The top five states were from the Midwest, but people also came from Arkansas, California, Colorado, Florida, Georgia, Oklahoma and Texas.

Iowa's new status as a marriage destination prompted Beau Fodor to quit his job as a Salvation Army event planner and start a business organizing gay weddings. He's worked with 15 couples so far, all from other states.

"I just knew it would be a good fit for me," he said.

The Iowa Supreme Court's decision came in a case pushed by the gay-rights group Lambda Legal. The justices upheld an August 2007 decision that found a state law limiting marriage to a man and a woman violates constitutional equal-protection rights.

Lambda Legal attorney Camilla Taylor said a marriage license enables Iowa same-sex couples to make medical decisions for one another, file state taxes together and have the right to be on the same insurance policy.

The difference between Iowa and other states is enough to make Mike Yowell uneasy when he leaves his Council Bluffs home each day for his job in Omaha, Neb. Yowell and partner Hersh Rodasky have been together for 29 years and wed April 30.

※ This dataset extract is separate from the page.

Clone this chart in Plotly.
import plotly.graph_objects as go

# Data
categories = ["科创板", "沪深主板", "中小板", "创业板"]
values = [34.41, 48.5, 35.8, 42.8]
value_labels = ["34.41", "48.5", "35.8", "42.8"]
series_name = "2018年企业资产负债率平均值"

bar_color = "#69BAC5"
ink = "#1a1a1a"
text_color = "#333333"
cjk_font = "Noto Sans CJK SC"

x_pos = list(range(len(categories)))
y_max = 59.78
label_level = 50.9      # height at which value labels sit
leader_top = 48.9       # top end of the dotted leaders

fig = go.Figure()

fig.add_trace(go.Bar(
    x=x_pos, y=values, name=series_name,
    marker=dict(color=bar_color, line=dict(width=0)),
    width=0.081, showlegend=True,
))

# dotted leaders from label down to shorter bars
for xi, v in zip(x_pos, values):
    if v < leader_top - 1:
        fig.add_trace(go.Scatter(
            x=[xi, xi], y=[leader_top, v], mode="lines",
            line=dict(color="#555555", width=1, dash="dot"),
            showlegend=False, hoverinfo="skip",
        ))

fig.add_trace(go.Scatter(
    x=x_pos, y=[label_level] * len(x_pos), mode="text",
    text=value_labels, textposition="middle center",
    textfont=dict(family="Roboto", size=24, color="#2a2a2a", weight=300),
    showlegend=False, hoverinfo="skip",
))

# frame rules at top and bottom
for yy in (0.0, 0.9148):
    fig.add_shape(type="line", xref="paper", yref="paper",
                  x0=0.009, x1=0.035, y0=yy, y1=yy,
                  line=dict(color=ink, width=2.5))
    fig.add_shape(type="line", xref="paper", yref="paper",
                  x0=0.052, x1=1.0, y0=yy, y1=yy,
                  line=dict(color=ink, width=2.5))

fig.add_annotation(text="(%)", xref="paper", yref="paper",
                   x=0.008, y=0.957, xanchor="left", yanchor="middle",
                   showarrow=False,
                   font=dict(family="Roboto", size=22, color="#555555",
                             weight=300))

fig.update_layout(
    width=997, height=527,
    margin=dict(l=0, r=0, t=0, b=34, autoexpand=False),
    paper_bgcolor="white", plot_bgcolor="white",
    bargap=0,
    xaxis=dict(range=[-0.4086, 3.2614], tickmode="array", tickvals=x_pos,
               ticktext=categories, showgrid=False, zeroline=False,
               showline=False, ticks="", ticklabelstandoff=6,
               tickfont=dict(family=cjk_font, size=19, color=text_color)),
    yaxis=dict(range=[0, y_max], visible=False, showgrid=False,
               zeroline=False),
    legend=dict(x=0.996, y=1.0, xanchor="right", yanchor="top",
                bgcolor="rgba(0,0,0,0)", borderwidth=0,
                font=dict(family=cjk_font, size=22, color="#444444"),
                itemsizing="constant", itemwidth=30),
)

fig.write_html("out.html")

Yowell said he thinks about the rights he leaves behind with each morning commute across the Missouri River.

He acknowledges he's sensitive about those rights. When he took Rodasky to an Iowa hospital a few years ago with chest pains, a nurse initially refused to let him into Rodasky's room because he wasn't considered a relative. Hospital supervisors relented when both men complained.

"Now I don't have to worry about that," Yowell said.

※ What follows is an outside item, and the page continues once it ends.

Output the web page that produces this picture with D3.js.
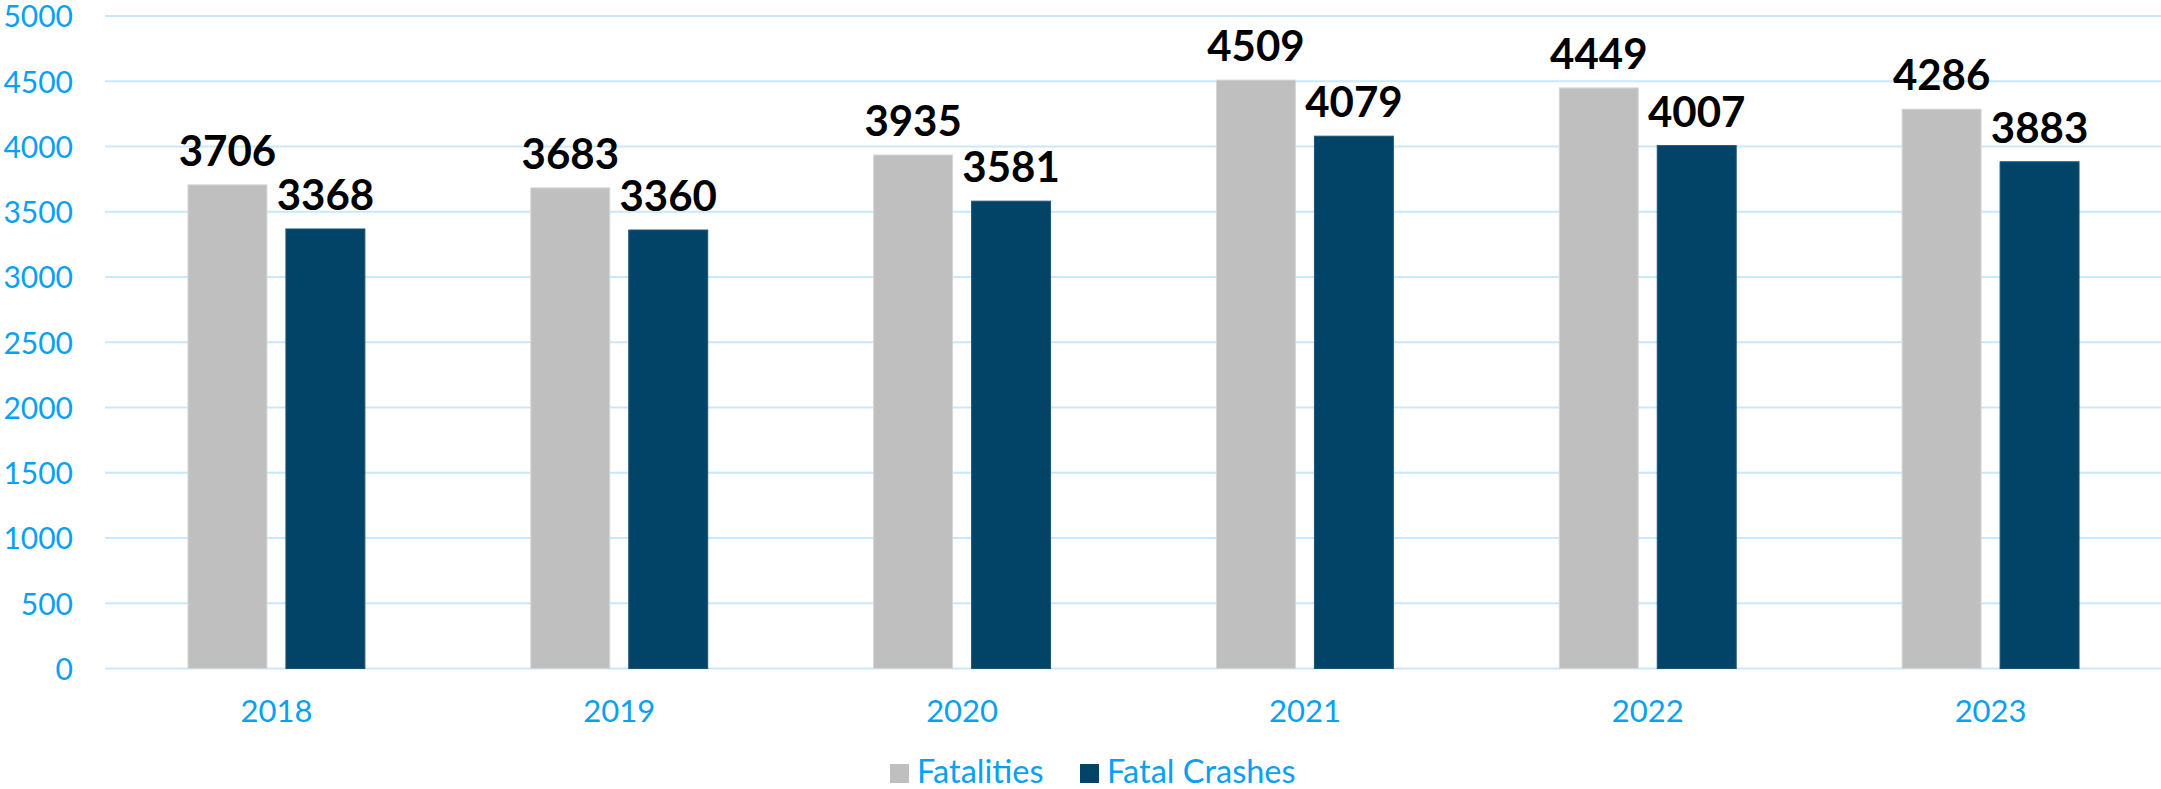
<!DOCTYPE html>
<html>
<head>
<meta charset="utf-8">
<script src="https://cdn.jsdelivr.net/npm/d3@7/dist/d3.min.js"></script>
<style>
  html, body { margin: 0; padding: 0; background: #fff; }
  svg { display: block; }
</style>
</head>
<body>
<svg id="chart" width="2161" height="789"></svg>
<script>
const years = ["2018", "2019", "2020", "2021", "2022", "2023"];
const seriesNames = ["Fatalities", "Fatal Crashes"];
const fatalities = [3706, 3683, 3935, 4509, 4449, 4286];
const fatalCrashes = [3368, 3360, 3581, 4079, 4007, 3883];
const yTicks = [0, 500, 1000, 1500, 2000, 2500, 3000, 3500, 4000, 4500, 5000];
const colors = ["#BFBFBF", "#024468"];

(function () {
const seriesValues = [fatalities, fatalCrashes];
const W = 2161;
const mLeft = 105, mRight = 2162, mTop = 16, mBottom = 668.5;

const svg = d3.select("#chart");
const font = "Lato, 'Open Sans', sans-serif";

const x0 = d3.scaleBand().domain(years).range([mLeft, mRight]).paddingInner(0).paddingOuter(0);
const groupW = x0.bandwidth() * 0.516;
const x1 = d3.scaleBand().domain(seriesNames)
  .range([(x0.bandwidth() - groupW) / 2, (x0.bandwidth() + groupW) / 2])
  .paddingInner(0.194).paddingOuter(0);
const y = d3.scaleLinear().domain([0, 5000]).range([mBottom, mTop]);

// gridlines
svg.append("g").selectAll("line").data(yTicks).join("line")
  .attr("x1", mLeft).attr("x2", W)
  .attr("y1", d => y(d)).attr("y2", d => y(d))
  .attr("stroke", "#c9e8fb").attr("stroke-width", 2);

// y axis labels
const yAxis = d3.axisLeft(y).tickValues(yTicks).tickSize(0).tickPadding(0).tickFormat(d3.format("d"));
const gy = svg.append("g").attr("transform", "translate(73,0)").call(yAxis);
gy.select(".domain").remove();
gy.selectAll("text").attr("font-family", font).attr("font-size", 30)
  .attr("fill", "#0aa0f0").attr("dy", "0.36em");

// x axis labels
const xAxis = d3.axisBottom(x0).tickSize(0).tickPadding(0);
const gx = svg.append("g").attr("transform", "translate(0,722)").call(xAxis);
gx.select(".domain").remove();
gx.selectAll("text").attr("font-family", font).attr("font-size", 31)
  .attr("fill", "#0aa0f0").attr("dy", 0);

// bars
const data = [];
years.forEach((yr, i) => seriesNames.forEach((s, j) => data.push({ yr, s, j, v: seriesValues[j][i] })));

const g = svg.append("g");
g.selectAll("rect").data(data).join("rect")
  .attr("x", d => x0(d.yr) + x1(d.s))
  .attr("width", x1.bandwidth())
  .attr("y", d => y(d.v))
  .attr("height", d => y(0) - y(d.v))
  .attr("fill", d => colors[d.j])
  .attr("stroke", d => d.j === 0 ? "#d6d6d6" : "#1a5578")
  .attr("stroke-width", 1);

g.selectAll("text.val").data(data).join("text")
  .attr("class", "val")
  .attr("x", d => x0(d.yr) + x1(d.s) + x1.bandwidth() / 2)
  .attr("y", d => y(d.v) - 19)
  .attr("text-anchor", "middle")
  .attr("font-family", font).attr("font-weight", "bold").attr("font-size", 42)
  .attr("fill", "#000")
  .text(d => d.v);

// legend
const legendItems = [
  { name: seriesNames[0], color: colors[0], x: 890 },
  { name: seriesNames[1], color: colors[1], x: 1080 }
];
const lg = svg.append("g");
legendItems.forEach(it => {
  lg.append("rect").attr("x", it.x).attr("y", 764).attr("width", 19).attr("height", 19).attr("fill", it.color);
  lg.append("text").attr("x", it.x + 27).attr("y", 783.3)
    .attr("font-family", font).attr("font-size", 32.5).attr("fill", "#0aa0f0").text(it.name);
});
})();
</script>
</body>
</html>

On Saturday, the men will mark the court ruling's anniversary by joining same-sex couples from Council Bluffs and Omaha. They will meet at the midpoint of a pedestrian bridge over the Missouri River, linking Iowa and Nebraska.

Other events are planned to mark the year since the court's ruling, but some say what has struck them most has been how quickly gay marriage has gone from extraordinary to mundane.

"You kind of want to say it was huge," said Carolyn Jenison, executive director for One Iowa, a gay and lesbian advocacy group. "I remember getting up Saturday, April 4, and walking down the street and nothing was different. People have continued to do what they've always done."

For many, though, the court's ruling remains unsettling.

Republican lawmakers tried unsuccessfully to place a proposed constitutional ban on gay marriage before voters. All three GOP candidates for governor have spoken out strongly against the court's decision.

Candidate Bob Vander Plaats has made same-sex marriage one of his campaign's key issues, promising that as governor he would immediately issue an order blocking enforcement of the ruling. Democrats and some Republicans have said such a move would be illegal.

"The primary issue is the Supreme Court has stepped outside of its jurisdiction," Vander Plaats said. "I'm just trying to be a referee on the court and call the proverbial time out when someone steps out of bounds."

The Iowa Christian Alliance is focusing its efforts against the ruling on the Legislature.

Norm Pawlewski, the group's lobbyist, acknowledged it would be at least 2014 before the issue could go before voters because of rules for amending the state constitution. Democrats control both chambers and have refused to allow a vote on a referendum, which would need to be approved by two consecutive general assemblies.

"We're talking three or four years at least," Pawlewski said. "A lot will depend on what happens in November, whether the Republicans take over at least one of the houses."

Jason Swaggerty-Morgan, a plaintiff from Sioux City in the lawsuit leading to the court's decision, says he's not worried about the law being overturned. He married Chuck Swaggerty-Morgan last April.

"I have full faith that the people in Iowa believe in equality," he said.